Harold J. MILHOLEN et al.
Court of Appeals of North Carolina.
*195 Brooks, Pierce, McLendon, Humphrey & Leonard by C. T. Leonard, Jr., and John L. Sarratt, Greensboro, for plaintiff.
Smith, Moore, Smith, Schell & Hunter by Stephen P. Milliken, Richard W. Ellis and H. Miles Foy, III, Greensboro, for defendants.
MORRIS, Judge.
Although both plaintiff and defendants docketed separate records and filed briefs with respect to the questions presented by each of the appeals, we deem it practical to address all questions raised in each appeal in one opinion.
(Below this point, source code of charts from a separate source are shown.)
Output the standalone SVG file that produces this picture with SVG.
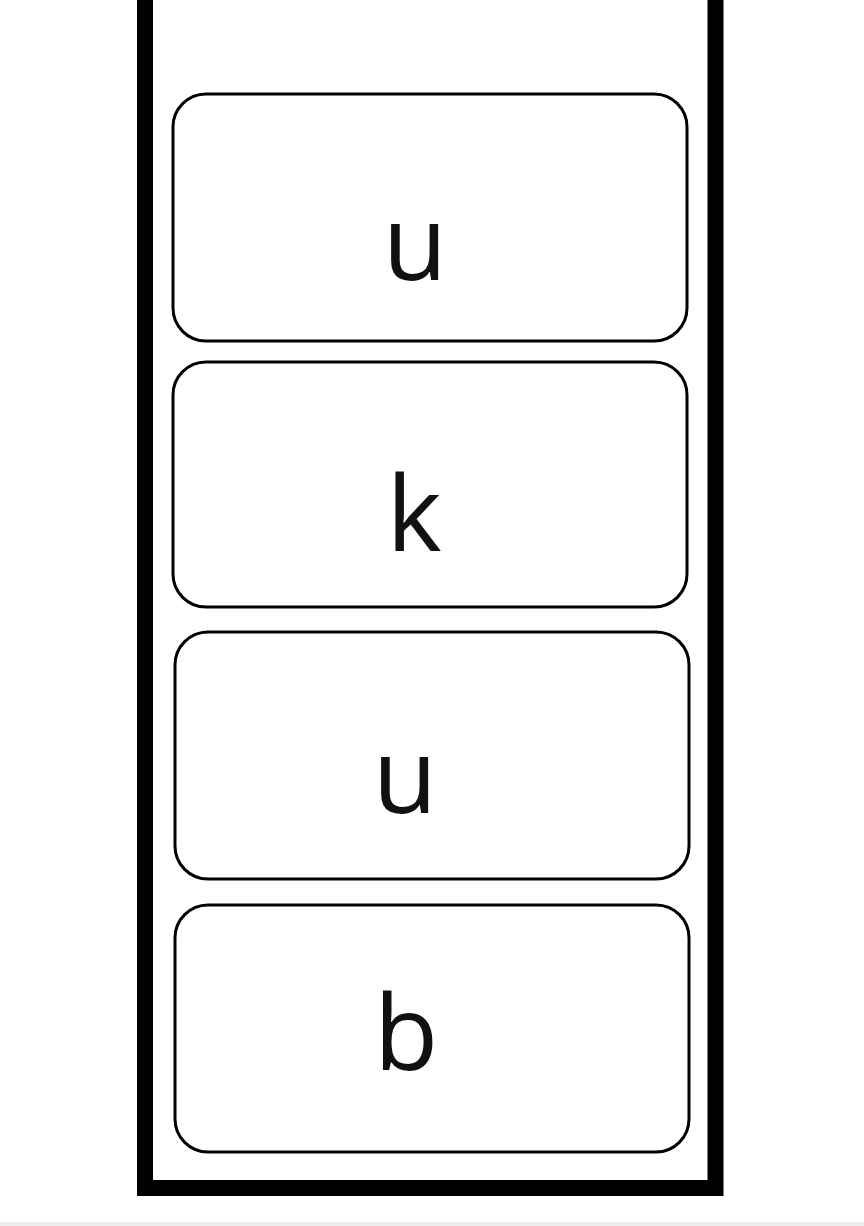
<svg xmlns="http://www.w3.org/2000/svg" width="864" height="1226" viewBox="0 0 864 1226">
  <style>
    .frame { fill: none; stroke: #000; stroke-width: 16; }
    .node rect { fill: #fff; stroke: #000; stroke-width: 3; }
    .node text { font-family: "Open Sans", "Noto Sans", sans-serif; font-size: 105px; fill: #111; text-anchor: middle; }
  </style>
  <rect x="0" y="0" width="864" height="1226" fill="#fff"/>
  <rect x="0" y="1222" width="864" height="4" fill="#efefef"/>
  <g id="container">
    <rect class="frame" x="145" y="-40" width="570.5" height="1228"/>
  </g>
  <g id="node-u1" class="node">
    <rect x="173" y="94" width="514" height="247" rx="33" ry="33"/>
    <text x="415" y="280">u</text>
  </g>
  <g id="node-k" class="node">
    <rect x="173" y="362" width="514" height="245" rx="33" ry="33"/>
    <text x="414" y="551">k</text>
  </g>
  <g id="node-u2" class="node">
    <rect x="175" y="632" width="514" height="247" rx="33" ry="33"/>
    <text x="405" y="813">u</text>
  </g>
  <g id="node-b" class="node">
    <rect x="175" y="905" width="514" height="247" rx="33" ry="33"/>
    <text x="406" y="1070">b</text>
  </g>
  <g id="connectors"></g>
</svg>
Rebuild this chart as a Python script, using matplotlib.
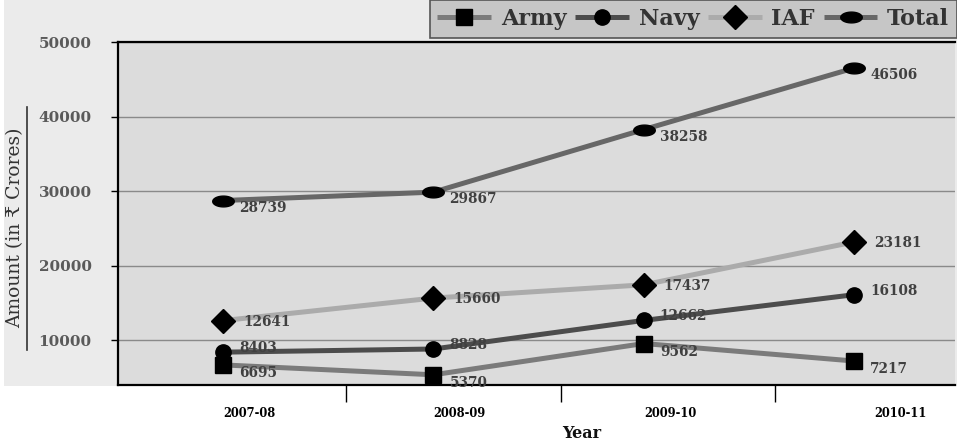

The order from which defendants and plaintiff appeal restrains defendant from competing with plaintiff pending trial of the cause on its merits, and is, therefore, interlocutory. Generally, an appeal from an interlocutory order is premature. However, the appeal may be considered by appellate courts if a substantial right of the appellant would be affected adversely by continuing the effectiveness of the injunction pending trial on the merits. G.S. 1-277. Pruitt v. Williams, 288 N.C. 368, 218 S.E.2d 348 (1975) and cases there cited; Industries, Inc. v. Blair, 10 N.C.App. 323, 178 S.E.2d 781 (1971) and cases there cited; Cablevision v. Winston-Salem, 3 N.C.App. 252, 164 S.E.2d 737 (1968). Here, we think that the order entered restraining defendants from engaging in business in the particulars set forth therein affects a substantial right of defendants. We therefore consider their appeal. Industries, Inc. v. Blair, supra. See also U-Haul Co. v. Jones, 269 N.C. 284, 152 S.E.2d 65 (1967); Exterminating Co. v. Griffin and Exterminating Co. v. Jones, 258 N.C. 179, 128 S.E.2d 139 (1962), and Wilmar, Inc. v. Liles and Wilmar, Inc. v. Polk, 13 N.C.App. 71, 185 S.E.2d 278 (1971), cert. denied, 280 N.C. 305, 186 S.E.2d 178 (1972). See also G.S. 1A-1, Rule 62(a) and (c).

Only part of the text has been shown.